Two-step popups: why they convert better than one-step
A two-step popup shows a teaser or question first, then the email field after the visitor clicks. The psychological mechanism is the Zeigarnik effect: once a visitor has taken one action (clicking 'Yes, show me the discount'), they are more likely to complete the sequence than abandon it. The email field feels like a completion step rather than a demand. Two-step popups typically convert 20–35% better than single-step popups with the same offer. The first-step action should have very low friction: 'Show me the discount' or 'Claim my offer' or 'Play and win' (for spin wheels). The commitment made by clicking is small but real, and it drives through-rate to the email submission step.
Popup A/B testing: what to test and in what order
Testing popup variables produces the most value when done in the order that corresponds to impact magnitude. Start with format (spin wheel vs. static modal) — this is the highest-impact variable and any subsequent tests should run on the winning format. Second, test the offer type (percentage discount vs. free shipping vs. gift) — this affects the fundamental value proposition. Third, test the headline copy — once format and offer are optimised, headline variants produce 5–15% improvements. Fourth, test trigger timing (exit intent vs. time-based) — affects reach and intent balance. Fifth, test visual design variables (button colour, image vs. no image, background overlay opacity) — these produce the smallest individual impacts but are worth optimising once the structural variables are settled. Running visual design tests before format tests is the most common popup optimisation mistake.

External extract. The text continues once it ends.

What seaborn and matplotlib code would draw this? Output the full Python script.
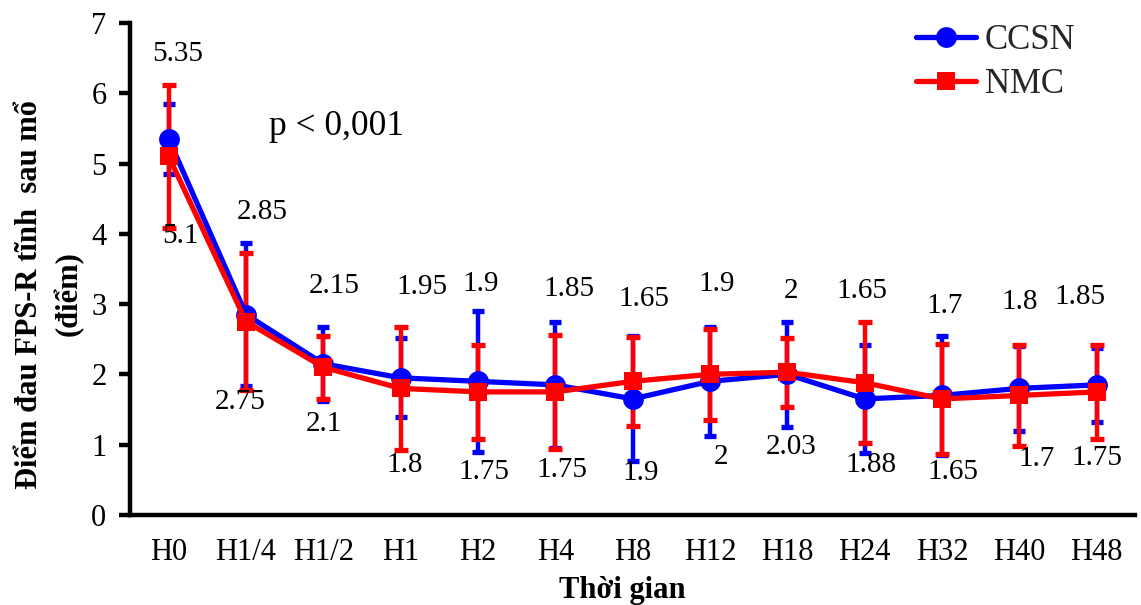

Popup frequency capping: protecting UX without losing conversions
Showing the same popup on every page visit to every visitor destroys the UX for returning visitors and generates negative brand signals that outweigh the incremental capture attempts. The correct frequency capping rules for a typical ecommerce store: show each popup a maximum of once per session per visitor, suppress popups entirely for existing subscribers and recent purchasers (checked by cookie or email match), and suppress the popup for 30 days after a visitor dismisses it without submitting. These rules reduce popup impressions by 40–60% for returning visitors while preserving 95% of the conversion opportunity, which comes from first-time visitors who have never seen the popup before.